Thirdly, I think one is incredibly hard-pressed (James doesn’t seem to think so, though) to make the argument that the Church is the community whereby persons come together because they have a shared experience of God. One only needs to look at the letters of Paul to see that they congregations are widely different and that this is the case, at least in part, because they’ve had different experiences of God. Sure, the message Paul preached to them was the same but the way the Corinthians responded versus the way the Thessalonians or the Galatians reacted are quite dissimilar. If you were to compare a few of the people from congregations I know of or have been part of, you would also see that their experiences of God are way different. In many cases, it is the rural lifestyle, the familial aspect of the congregation, the small-town identity that is the uniting shared experience, not the “experience” of God. Some have spoken in tongues and others haven’t. Those who haven’t have even tried to invalidate the speaking in tongues experience saying that the people are just crazy or were even being used by satan. That said, the people still congregate together, love one another and serve. However, it is not their experience(s) of God that keeps them united as much as it is other factors. For sure, this element was present in the Early Church as well.

Fourthly (let me build on the previous point here), the non-tongue speakers want nothing to do with speaking in tongues, so, the tongue-speakers will not “invite others to have it”. That experience of God is not a shared or evangelistic one. What is shared, however, is the belief, confession and lifestyle built on the premise that Jesus has given them right-standing with God. Do people have to believe this? Yes! Do they have to confess it? Yes. Do they have to live life based on it? Yes! All of these have to be in place. Thus, I wholeheartedly disagree with James when he says, “It is hard to imagine any way that Paul could have made clearer that what he means by "faith" is not believing Christian doctrines to be true, or even necessarily having explicit knowledge about Jesus.” This means I also disagree with Ken Brown when he comments, “Therefore, it is possible to follow Jesus without knowing it, and thus it is possible to be saved without hearing his name.” It is abundantly clear to me that the Early Church expected and would not compromise belief in Christ in tandem with confession and lifestyle (e.g. ethics, character, praxis, etc.). To counter both of these statements, then, I would say there is no place in the NT that supports either of these statements. Even more, from a theological standpoint I also think this is the case. (Note: I’m not being aggressive or angry here, I’m just attempting to state my position. So, please do not read this as me being offensive or nasty. Tone is often lost in blog posts, so, this is one point where I feel like I should state my tone.)

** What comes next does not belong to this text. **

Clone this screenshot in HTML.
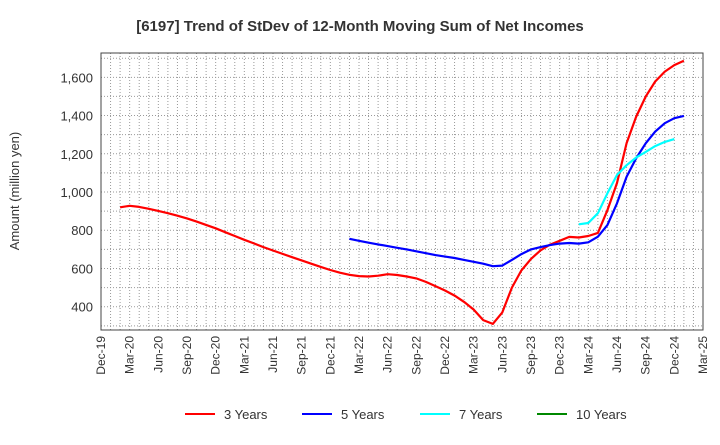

While I appreciate to a large degree James’ knowledge and implementation of the social sciences in his interpretation of the passages/issues at hand, I also think he misapplies some of those insights. For example, he is right to point out that Paul is redrawing boundary lines and redefining community. But I think he overstates the case, to a very large degree, when he seeks to apply these insights to how Jesus sets people in right standing with God. For example, he states that Paul “makes” a redefining characteristic of the community “trust in God”. (On a side note, I fail to see how this is something innovate among believers or the believing community!) Paul doesn’t “make” this or even “define” this. Instead, it has always been this way. What Paul “does” is proclaim that to trust in Jesus is to truly and fully trust in God. This “trust” concerns the issue of how one attains right standing with God (again, through/by/in—each preposition having a similar meaning here—Jesus!). So, I would say to James that, if he wants to argue that Paul is reorienting things, he must argue that ultimately, Paul is arguing that to trust in God is to trust in Jesus and Jesus only. It is not simply a social marker or some identity issue at hand—though these aspects are certainly a result of what’s going on.

Finally, I also disagree that it all boils down to different interpretations. The fact is, some interpretations are solid and grounded and some are not. Hermeneutics is not just an anything goes type of game. I would assert, then, that what James has offered here is problematic because he’s attempting to use the social sciences to make the theological issue of salvation/right-standing about something other than what it is. The social sciences only help explain the results of the belief, confession and lifestyle that persons employ. The social sciences do not create these things but rather hey only help explain them. It is fact that one must trust in Jesus alone for salvation, a trust that is actualized by a held belief, which is realized/stated in a confession before the community and lived out/applied before the entire world (first in baptism, then in spiritual praxis, along with personal/social ethics and then evangelism). This goes for everyone, including Cornelius!

(I want to note once more, that I am not at all attempting to be vicious or aggressive at any point. Where it may seem like that or where I may be stating disagreements, I am doing it with a spirit of peace and even humility. Please, do not attempt to read the above words in another way.)

1 comment:

  1. I've replied - thanks for such an engaging conversation...and to think we've only barely started!